OK, thanks, I had a look.
The apparent disagreement stems from using "dynamic range" in a somewhat imprecise and hence ambiguous way.
The graphs show the "camera's dynamic range", i.e., the potentially available dynamic range.
Ian Stuart Forsyth was talking about the "image's dynamic range", i.e. the dynamic range capture by the image.
He of course correctly observes that any given image whose dynamic range fits within the range available during capture, would not have profited if any additional headroom had been available.
Say the image needs the number range 1024-4096 to be captured at base ISO (i.e. there are no darker nor lighter tones available in the scene, given the capture parameters of shutter speed and aperture). Then you can capture that image at ISO 100, ISO 200, etc. up to ISO 400, without clipping highlights, i.e., without losing dynamic range. Ian Stuart Forsyth's point is that even by increasing the ISO setting to ISO 400, you are not getting an image with less dynamic range, compared to an image of the same scene with the ISO setting at ISO 100.
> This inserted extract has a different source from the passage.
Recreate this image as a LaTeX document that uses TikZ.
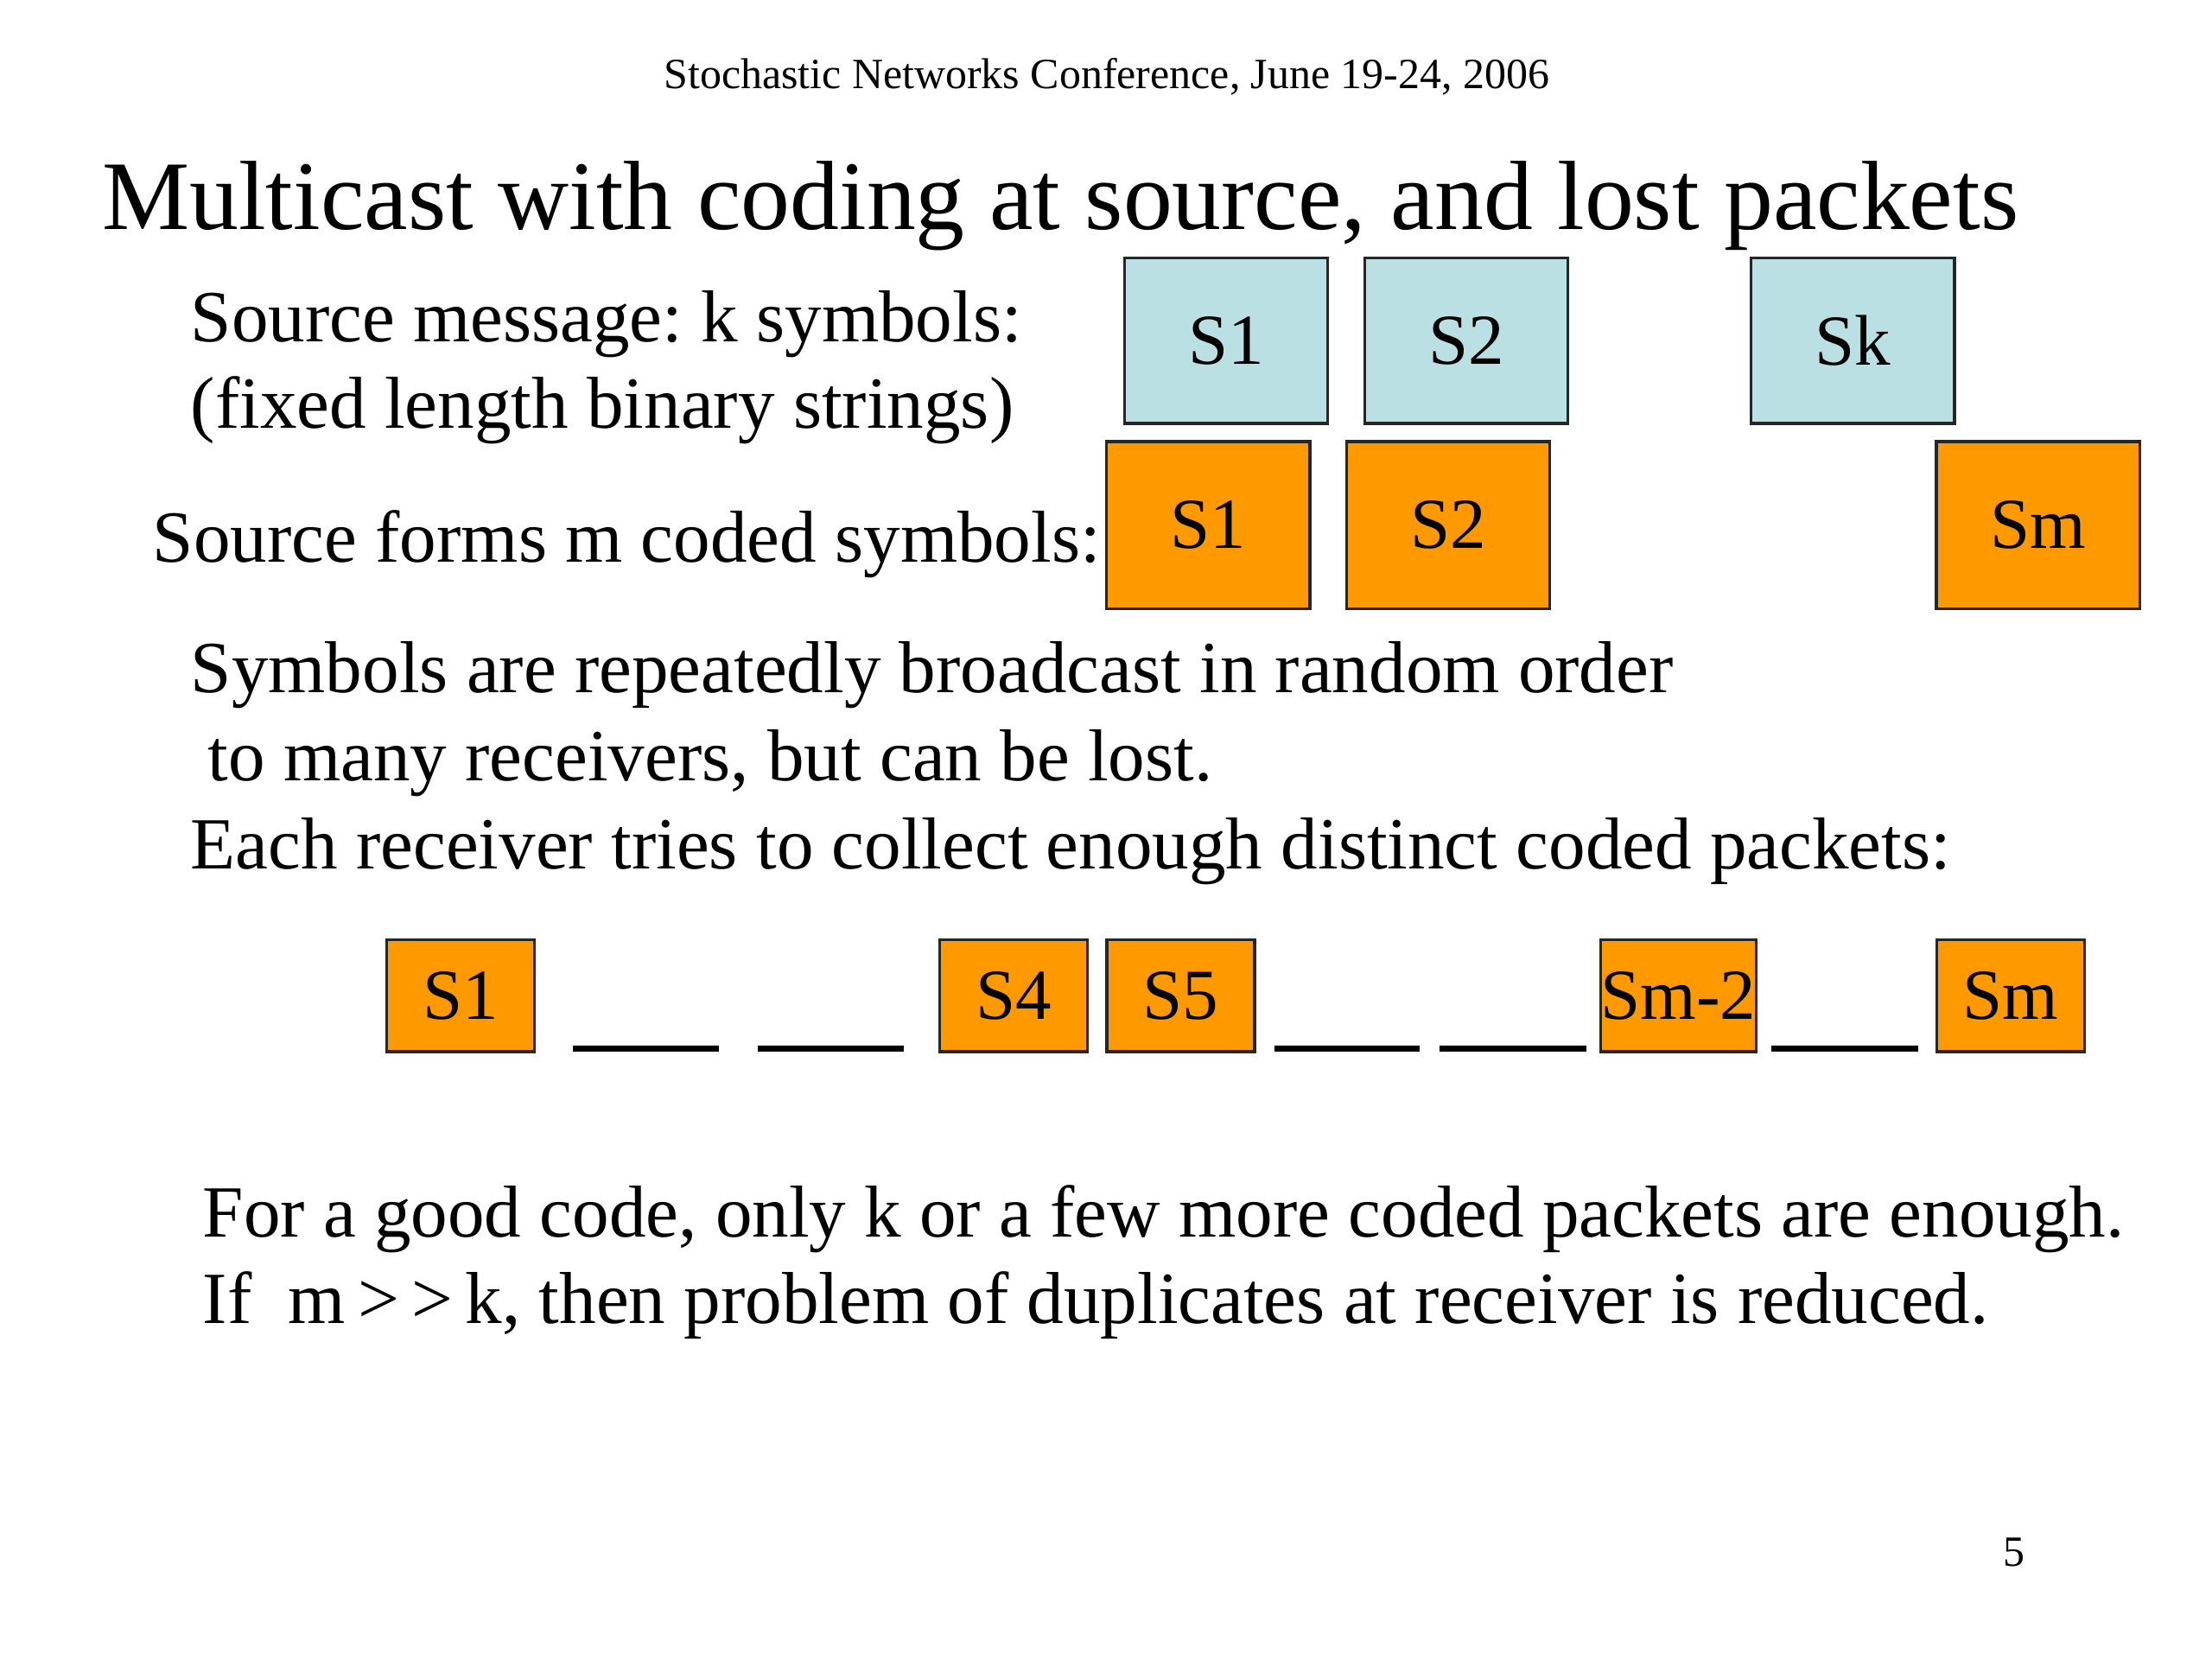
\documentclass[tikz,border=0pt]{standalone}
\usepackage{fontspec}
\setmainfont{Liberation Serif}
\definecolor{boxblue}{RGB}{187,224,228}
\definecolor{boxorange}{RGB}{255,153,0}
\frenchspacing
\begin{document}
\begin{tikzpicture}[x=0.01cm,y=-0.01cm,
  txt/.style={anchor=base west, inner sep=0pt, font=\fontsize{24.2}{28}\selectfont},
  symbox/.style={draw=black!85, line width=0.9pt, inner sep=0pt, font=\fontsize{23.6}{28}\selectfont},
  bluebox/.style={symbox, fill=boxblue, minimum width=2.35cm, minimum height=1.91cm},
  orbox/.style={symbox, fill=boxorange, minimum width=2.35cm, minimum height=1.93cm},
  smallbox/.style={symbox, fill=boxorange, minimum width=1.71cm, minimum height=1.29cm},
  blank/.style={line width=2pt}]
\useasboundingbox (0,0) rectangle (2560,1920);
\begin{scope}[scale=0.996]
% header and title
\node[anchor=base, inner sep=0pt, font=\fontsize{14.2}{16}\selectfont] (hdr) at (1286,103) {Stochastic Networks Conference, June 19-24, 2006};
\node[anchor=base west, inner sep=0pt, font=\fontsize{32.35}{36}\selectfont] (title) at (118,267) {Multicast with coding at source, and lost packets};
% left texts
\node[txt] (t1) at (221,397) {Source message: k symbols:};
\node[txt] (t2) at (221,497) {(fixed length binary strings)};
\node[txt] (t3) at (177,653) {Source forms m coded symbols:};
\node[txt] (t4) at (221,805) {Symbols are repeatedly broadcast in random order};
\node[txt] (t5) at (241,907) {to many receivers, but can be lost.};
\node[txt] (t6) at (221,1010) {Each receiver tries to collect enough distinct coded packets:};
\node[txt] (t7) at (235,1437) {For a good code, only k or a few more coded packets are enough.};
\node[txt] (t8) at (235,1538) {If~~m\,>\,>\,k, then problem of duplicates at receiver is reduced.};
\node[anchor=base, inner sep=0pt, font=\fontsize{14.2}{16}\selectfont] (pg) at (2340,1820) {5};
% source symbols
\node[bluebox] (b1) at (1425,396) {S1};
\node[bluebox] (b2) at (1704,396) {S2};
\node[bluebox] (bk) at (2153,396) {Sk};
% coded symbols
\node[orbox] (c1) at (1404,610) {S1};
\node[orbox] (c2) at (1683,610) {S2};
\node[orbox] (cm) at (2368,610) {Sm};
% received packets
\node[smallbox] (r1) at (535,1157) {S1};
\node[smallbox] (r4) at (1178,1157) {S4};
\node[smallbox] (r5) at (1372,1157) {S5};
\node[smallbox] (rm2) at (1950,1157) {Sm-2};
\node[smallbox] (rm) at (2336,1157) {Sm};
% missing packets
\draw[blank] (666,1218) -- (835,1218);
\draw[blank] (881,1218) -- (1050,1218);
\draw[blank] (1481,1218) -- (1650,1218);
\draw[blank] (1673,1218) -- (1843,1218);
\draw[blank] (2058,1218) -- (2229,1218);
\end{scope}
\end{tikzpicture}
\end{document}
At the same time, however, the potential of the camera to capture more dynamic range is considerably smaller at ISO 400 than it was at ISO 100. So in my view, the graphs are not misleading, they simply show the loss of exposure range / loss of headroom for capturing highlights.
So both views are correct, they just reference two different ideas: dynamic range potential (camera dynamic range) and dynamic range captured (image dynamic range).
Hope that makes sense.
BTW, it is definitely not true that the
"...the lower iso shot has a higher dynamic range which you can harvest via the curve tool creating more tonal control in the image" as long as the higher ISO setting image does not contain any clipped highlights. In this latter case, both captures contain the same dynamic range to play with in post-processing.
However, using lower ISO settings than indicated by the metering system is still useful in order to insure oneself against blown highlights. The "same dynamic range" argument only applies if the higher ISO image still fit into the (reduced) potential dynamic range, a likelihood which gets significantly diminished, the higher up the ISO range you go.